From Spectator to B-Boy/B-Girl: Your First 30 Days in Breaking

Forget the Olympic hype for a second. You watched a cypher video online, saw someone glide on their hands like gravity was optional, and thought, “I want to try that.” That spark is your real starting point. Breaking isn’t about medals; it’s about discovering what your body can do and finding a tribe that speaks in movement. Here’s how to go from nodding your head on the sidelines to confidently stepping into the circle.

Your body is about to learn a new language. Before you attempt a windmill, you need to learn the alphabet. That alphabet is called the six-step. Think of it not just as a move, but as the foundational coordinate system for the entire floor. Everything else—footwork patterns, transitions, power moves—is built on top of this simple, circular pattern of moving your hands and feet. Spend your first week just making the six-step feel as natural as walking. It will feel clumsy. That’s the point. You’re rewiring your muscle memory.

Now, let’s talk about your training ground. Your living room carpet will eat your knees, and asphalt will shred your palms. You need a slick, forgiving surface. A 4x4 foot piece of smooth linoleum from a hardware store, or interlocking foam tiles, creates a portable dance floor. And ditch the chunky running shoes. You need footwear that lets you pivot and spin—a pair of classic Puma Suedes or Adidas Superstars is a rite of passage for a reason. They give you grip where you need it and slide where you don’t.

The biggest mistake beginners make? Only practicing when they feel “inspired.” Breaking rewards consistency, not intensity. Twenty focused minutes daily, where you drill your toprock and clean your six-step, will build real skill faster than a once-a-week three-hour marathon that leaves you too sore to move. Use your phone’s timer. Drill for 30 seconds, rest for 30. Record yourself. Watching the playback is like having a brutally honest coach—it exposes the bent leg you didn’t feel and the off-beat timing you didn’t hear.

When you’re ready to learn more, the internet is a minefield. For every great tutorial, there are ten teaching bad habits. Stick with proven channels like VincaniTV for crystal-clear breakdowns. Watch classic battles from events like The Notorious IBE to understand style and musicality. But the most important step is to find your local scene. Search for “breaking practice” or “jam” in your city. Go, even if you only watch. Introduce yourself. This culture lives in the cypher, and you’ll learn more in one night of watching and trying moves with others than in a month of solo YouTube study.

Your first month is about building a foundation you can trust. Here’s a simple path:

Weeks 1-2: Live in your toprock and six-step. Make them smooth. Add a simple “go-down” like a front sweep to transition to the floor gracefully. Start conditioning your wrists with basic planks.

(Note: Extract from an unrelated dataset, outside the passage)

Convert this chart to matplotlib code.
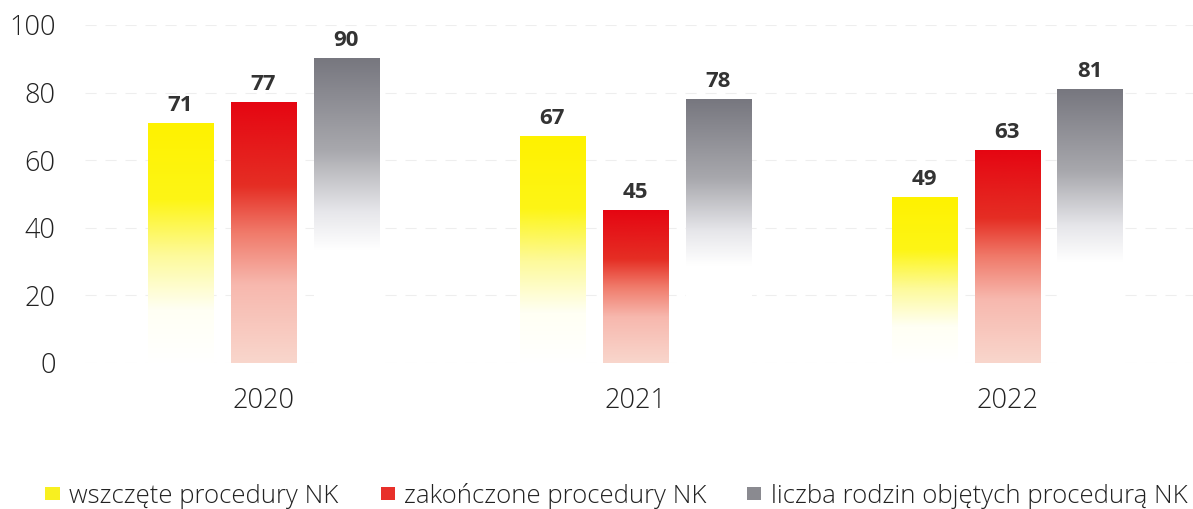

Weeks 3-4: Start linking your six-step into a continuous loop. Introduce your first freeze—the baby freeze. It’s all about balance and strength, not looking cool. Hold it for two seconds, then five. This is also when you must start warming up dynamically (jumping jacks, arm circles) and cooling down with stretches. Your wrists and knees will thank you.

The goal isn’t to become a pro in 30 days. It’s to build a practice that sticks. It’s to walk into a cypher next month, not as a total stranger to the floor, but as someone who belongs there. The circle is waiting for your story. Start writing it with your feet.